- [Problem description]: Print exactly the lines from the first one down to the line that contains "import plotly.graph_objects as go", both included, and skip the pictures.
_ _ _ _
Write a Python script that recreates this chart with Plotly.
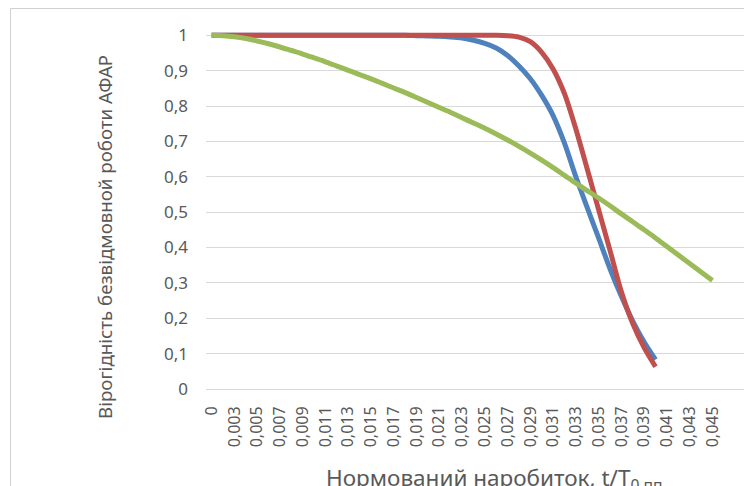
import plotly.graph_objects as go

categories = ["0", "0,002", "0,003", "0,004", "0,005", "0,006", "0,007", "0,008", "0,009", "0,010",
              "0,011", "0,012", "0,013", "0,014", "0,015", "0,016", "0,017", "0,018", "0,019", "0,020",
              "0,021", "0,022", "0,023", "0,024", "0,025", "0,026", "0,027", "0,028", "0,029", "0,030",
              "0,031", "0,032", "0,033", "0,034", "0,035", "0,036", "0,037", "0,038", "0,039", "0,040",
              "0,041", "0,042", "0,043", "0,044", "0,045"]

tick_labels = ["0", "0,003", "0,005", "0,007", "0,009", "0,011", "0,013", "0,015", "0,017", "0,019",
               "0,021", "0,023", "0,025", "0,027", "0,029", "0,031", "0,033", "0,035", "0,037", "0,039",
               "0,041", "0,043", "0,045"]

blue_values = [1.0, 1.0, 1.0, 1.0, 1.0, 1.0, 1.0, 1.0, 1.0, 1.0,
               1.0, 1.0, 1.0, 1.0, 1.0, 1.0, 1.0, 1.0, 0.999, 0.998,
               0.997, 0.995, 0.992, 0.986, 0.977, 0.964, 0.943, 0.913, 0.877, 0.830,
               0.773, 0.695, 0.600, 0.513, 0.427, 0.340, 0.262, 0.192, 0.133, 0.083]

red_values = [1.0, 1.0, 1.0, 1.0, 1.0, 1.0, 1.0, 1.0, 1.0, 1.0,
              1.0, 1.0, 1.0, 1.0, 1.0, 1.0, 1.0, 1.0, 1.0, 1.0,
              1.0, 1.0, 1.0, 1.0, 1.0, 1.0, 0.999, 0.995, 0.982, 0.952,
              0.905, 0.835, 0.735, 0.622, 0.507, 0.392, 0.275, 0.185, 0.117, 0.063]

green_values = [1.0, 0.999, 0.996, 0.991, 0.984, 0.976, 0.967, 0.957, 0.947, 0.936,
                0.925, 0.913, 0.901, 0.889, 0.877, 0.864, 0.851, 0.838, 0.824, 0.810,
                0.796, 0.782, 0.767, 0.752, 0.737, 0.721, 0.704, 0.686, 0.667, 0.647,
                0.626, 0.604, 0.582, 0.561, 0.540, 0.518, 0.495, 0.473, 0.450, 0.427,
                0.403, 0.379, 0.355, 0.331, 0.307]

y_title = "Вірогідність безвідмовной роботи АФАР"
x_title = "Нормований наробиток, t/T<sub>0 пп</sub>"

FONT = "Noto Sans"
TXT = "#595959"
GRID = "#D9D9D9"

W, H = 744, 486
ML, MR, MT, MB = 206, 0, 30, 97
PW = W - ML - MR
PH = H - MT - MB
CAT_W = 11.38


def px_x(p):
    return (p - ML) / PW


def px_y(p):
    return (H - MB - p) / PH


fig = go.Figure()
series = [
    (categories[:len(blue_values)], blue_values, "#4F81BD"),
    (categories[:len(red_values)], red_values, "#C0504D"),
    (categories[:len(green_values)], green_values, "#9BBB59"),
]
for xs, ys, col in series:
    fig.add_trace(go.Scatter(
        x=xs, y=ys, mode="lines",
        line=dict(color=col, width=5, shape="spline", smoothing=0.8),
        showlegend=False, hoverinfo="skip",
    ))

fig.update_layout(
    width=W, height=H,
    margin=dict(l=ML, r=MR, t=MT, b=MB, pad=0),
    paper_bgcolor="white", plot_bgcolor="white",
    font=dict(family=FONT, color=TXT, size=16),
    xaxis=dict(
        type="category", categoryorder="array", categoryarray=categories,
        range=[-0.5, -0.5 + PW / CAT_W],
        tickmode="array", tickvals=tick_labels, ticktext=tick_labels,
        tickangle=-90, tickfont=dict(size=16, color=TXT, family=FONT),
        showgrid=False, zeroline=False,
        showline=True, linecolor=GRID, linewidth=1,
        ticks="", ticklabelstandoff=10,
    ),
    yaxis=dict(
        range=[0, 1.015], tickmode="array",
        tickvals=[0, 0.1, 0.2, 0.3, 0.4, 0.5, 0.6, 0.7, 0.8, 0.9, 1.0],
        ticktext=["0", "0,1", "0,2", "0,3", "0,4", "0,5", "0,6", "0,7", "0,8", "0,9", "1"],
        tickfont=dict(size=17, color=TXT, family=FONT),
        showgrid=True, gridcolor=GRID, gridwidth=1,
        zeroline=False, showline=False, ticks="", ticklabelstandoff=17,
    ),
    shapes=[dict(
        type="rect", xref="paper", yref="paper",
        x0=px_x(10.5), x1=1.1, y0=-0.5, y1=px_y(8.5),
        line=dict(color="#D0D0D0", width=1), fillcolor="rgba(0,0,0,0)", layer="above",
    )],
    annotations=[
        dict(text=y_title, textangle=-90, xref="paper", yref="paper",
             x=px_x(104), y=px_y(421), xanchor="center", yanchor="bottom",
             showarrow=False, font=dict(size=18.7, color=TXT, family=FONT)),
        dict(text=x_title, xref="paper", yref="paper",
             x=px_x(324), y=px_y(460), xanchor="left", yanchor="top",
             showarrow=False, font=dict(size=22.5, color=TXT, family=FONT)),
    ],
)

fig.write_html("out.html", config={"displayModeBar": False},
               post_script="document.body.style.margin='0';document.body.style.overflow='hidden';")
_ _ _ _
- [Output for this exercise]:
Write a Python script that recreates this chart with Plotly.
import plotly.graph_objects as go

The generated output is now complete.